Singapore (VNA) - Gold dealers in Singapore have reported a surge in sales of gold bars and coins in the first four months of this year.
During January-March period, Singaporeans bought 2.5 tonnes of gold bullion, a 35% increase compared with the same period last year – the biggest year-on-year jump since 2010.
Despite the precious metal’s spot price breaking 3,000 USD in March and surging to 3,500 USD less than two months later, buyers do not appear deterred and sales are still going strong.
Analysts said part of the rush to purchase gold is due to hedging against economic risks, as rising global uncertainty pushes investors to go for a safe haven asset.
Gregor Gregersen, founder of The Reserve – a high-capacity vault for gold and silver storage in Changi, said some ultra-high net worth clients are switching over to physical gold.
Some clients are doing it because they want to materialise the gold.
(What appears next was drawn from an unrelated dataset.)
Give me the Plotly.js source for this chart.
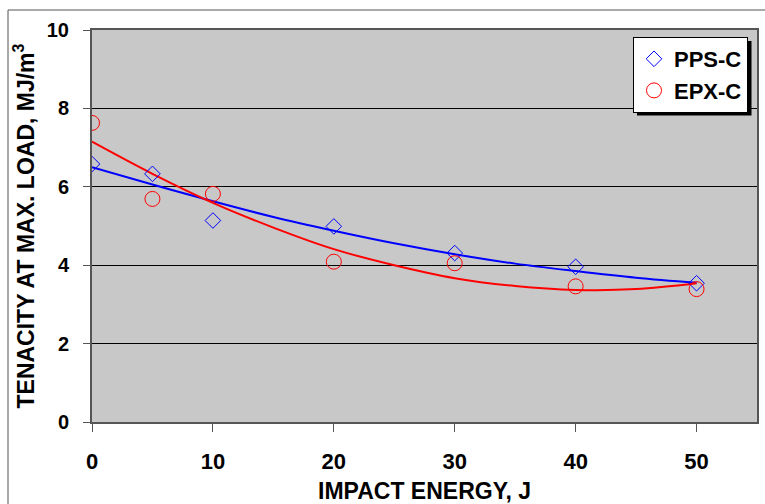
<!DOCTYPE html>
<html>
<head>
<meta charset="utf-8">
<script src="https://cdn.plot.ly/plotly-3.0.1.min.js"></script>
<style>
  html, body { margin: 0; padding: 0; background: #ffffff; }
  #chart { width: 765px; height: 504px; }
</style>
</head>
<body>
<div id="chart"></div>
<script>
// Measured points
const energy = [0, 5, 10, 20, 30, 40, 50];
const ppsC = [6.58, 6.33, 5.14, 4.99, 4.31, 3.96, 3.54];
const epxC = [7.63, 5.69, 5.82, 4.09, 4.05, 3.46, 3.39];

// Trend curves
const trendEnergy = [0, 5, 10, 15, 20, 25, 30, 35, 40, 45, 50];
const ppsTrend = [6.50, 6.06, 5.63, 5.23, 4.88, 4.56, 4.28, 4.04, 3.85, 3.68, 3.55];
const epxTrend = [7.15, 6.33, 5.59, 4.96, 4.41, 4.00, 3.67, 3.47, 3.37, 3.39, 3.54];

const xTicks = [0, 10, 20, 30, 40, 50];
const yTicks = [0, 2, 4, 6, 8, 10];

const FONT = 'Liberation Sans, Arial, Helvetica, sans-serif';

const traces = [
  {
    x: trendEnergy, y: ppsTrend, type: 'scatter', mode: 'lines',
    line: {color: '#0000ff', width: 2, shape: 'spline'},
    showlegend: false, hoverinfo: 'skip'
  },
  {
    x: trendEnergy, y: epxTrend, type: 'scatter', mode: 'lines',
    line: {color: '#ff0000', width: 2, shape: 'spline'},
    showlegend: false, hoverinfo: 'skip'
  },
  {
    x: energy, y: ppsC, type: 'scatter', mode: 'markers', name: 'PPS-C',
    marker: {symbol: 'diamond-open', size: 12, color: '#0000ff', line: {width: 1, color: '#0000ff'}}
  },
  {
    x: energy, y: epxC, type: 'scatter', mode: 'markers', name: 'EPX-C',
    marker: {symbol: 'circle-open', size: 15, color: '#ff0000', line: {width: 1, color: '#ff0000'}}
  }
];

const L = 92, R = 8, T = 30, B = 82;
const W = 765 - L - R, H = 504 - T - B;
const px = v => (v - L) / W;
const py = v => (504 - B - v) / H;

const layout = {
  width: 765, height: 504,
  margin: {l: L, r: R, t: T, b: B, pad: 0},
  paper_bgcolor: '#ffffff',
  plot_bgcolor: '#c8c8c8',
  font: {family: FONT, color: '#000000'},
  showlegend: true,
  legend: {
    x: px(748), xanchor: 'right', y: py(37), yanchor: 'top',
    bgcolor: '#ffffff', bordercolor: '#000000', borderwidth: 1,
    font: {family: FONT, size: 22, weight: 'bold', color: '#000000'},
    traceorder: 'normal', itemwidth: 30
  },
  xaxis: {
    range: [0, 55], tickvals: xTicks, ticktext: xTicks.map(String),
    ticks: 'outside', ticklen: 8, tickwidth: 1, tickcolor: '#555555',
    ticklabelstandoff: 11,
    tickfont: {family: FONT, size: 22, weight: 'bold', color: '#000000'},
    showgrid: false, zeroline: false,
    showline: true, linecolor: '#555555', linewidth: 2, mirror: true,
    title: {text: 'IMPACT ENERGY, J', standoff: 12,
            font: {family: FONT, size: 23, weight: 'bold', color: '#000000'}}
  },
  yaxis: {
    range: [0, 10], tickvals: yTicks, ticktext: yTicks.map(String),
    ticks: 'outside', ticklen: 7, tickwidth: 1, tickcolor: '#555555',
    ticklabelstandoff: 10,
    tickfont: {family: FONT, size: 20, weight: 'bold', color: '#000000'},
    showgrid: true, gridcolor: '#000000', gridwidth: 1, zeroline: false,
    showline: true, linecolor: '#555555', linewidth: 2, mirror: true,
    title: {text: 'TENACITY AT MAX. LOAD, MJ/m<sup>3</sup>', standoff: 6,
            font: {family: FONT, size: 23, weight: 'bold', color: '#000000'}}
  },
  shapes: [
    {type: 'rect', xref: 'paper', yref: 'paper', layer: 'below',
     x0: px(8), x1: px(780), y0: py(520), y1: py(10),
     line: {color: '#555555', width: 1}, fillcolor: 'rgba(0,0,0,0)'},
    {type: 'rect', xref: 'paper', yref: 'paper', layer: 'above',
     x0: px(637), x1: px(751.5), y0: py(115.5), y1: py(41),
     line: {width: 0}, fillcolor: '#000000'}
  ]
};

Plotly.newPlot('chart', traces, layout, {displayModeBar: false, staticPlot: true});
</script>
</body>
</html>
They might be having large positions in paper hold and they're getting more worried about what might happen, he said.
Shaokai Fan, the World Gold Council’s head of Asia-Pacific and central banks, said gold has proven its resilience during periods of instability. He added there are growing concerns about the future of traditional safe haven assets like the US dollar and US Treasuries.
But not all gold assets are being snapped up. Demand for gold jewellery fell 20% year-on-year in the first quarter, partly due to the record price environment.
Gold dealer Brian Lan said jewellery tends to cost more as there are labour costs involved in crafting pieces. Jewellery is also subject to goods and services tax (GST), unlike investment-grade gold bullion.
For the rest of the year, analysts said the appeal of gold with central banks will underpin demand, pushing prices to fresh all-time highs./.